OPG recently completed a $250 million installation of SCRs at Lambton and Nanticoke. This technology will reduce NOx emissions by 80%. In addition, Nanticoke is beginning to use lower sulphur coal (Powder River Basin) to further reduce SOx emissions. Believe it or not, OPG actually has a good track record in terms of implementing pollution abatement technology for its coal plants. NOx emission rates have steadily decreased from around 1.8 t/GWh in 1996 to 1.0 t/GWh in 2002. Similiarly, SOx emission rates have declined from 4.18 t/GWh in 1996 to 3.72 t/GWh in 2002.

Admittedly, "clean coal" technology is still developing and no guarantees exist with respect to cost and effectiveness. However, the technology is promising and both the American and Canadian governments plan to invest billions of dollars over the next few years to test this technology and assist plants in implemented the most up-to-date pollution abatement equipment. As I mentioned earlier, nobody in North America is planning on abandoning coal except for Ontario. We are putting ourselves at a major disadvantage.

I would be curious to know the impact on the economics of operation after installation. Would it be as high as 6 to 7 cents/kWh? I think it could be.

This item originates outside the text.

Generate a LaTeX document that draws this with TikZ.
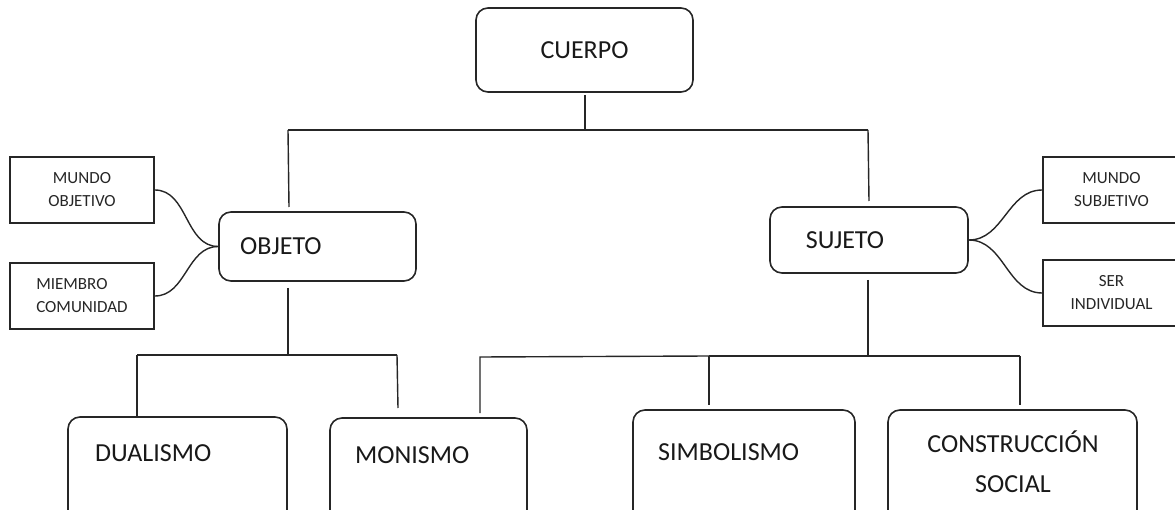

If natural gas conversion were more economic than investing in cleaner coal, then you would see a lot of plants doing so across North America. Obviously they are not. OPG's cleaner coal plants (Lambton and Nanticoke) are still very cheap compared to natural gas, so much cheaper that many of these units ran as baseload and intermediate plants. When coal costs US$1.50/MMbtu and natural gas costs US$5/MMbtu ... you have a lot of room for increased capital costs. I have seen some estimates that electricty from clean coal might be in the neighbourhood of 5-6¢/kWh. This would still be lower than gas assuming current natural gas prices, but we've already agreed that natural gas prices are going to rise.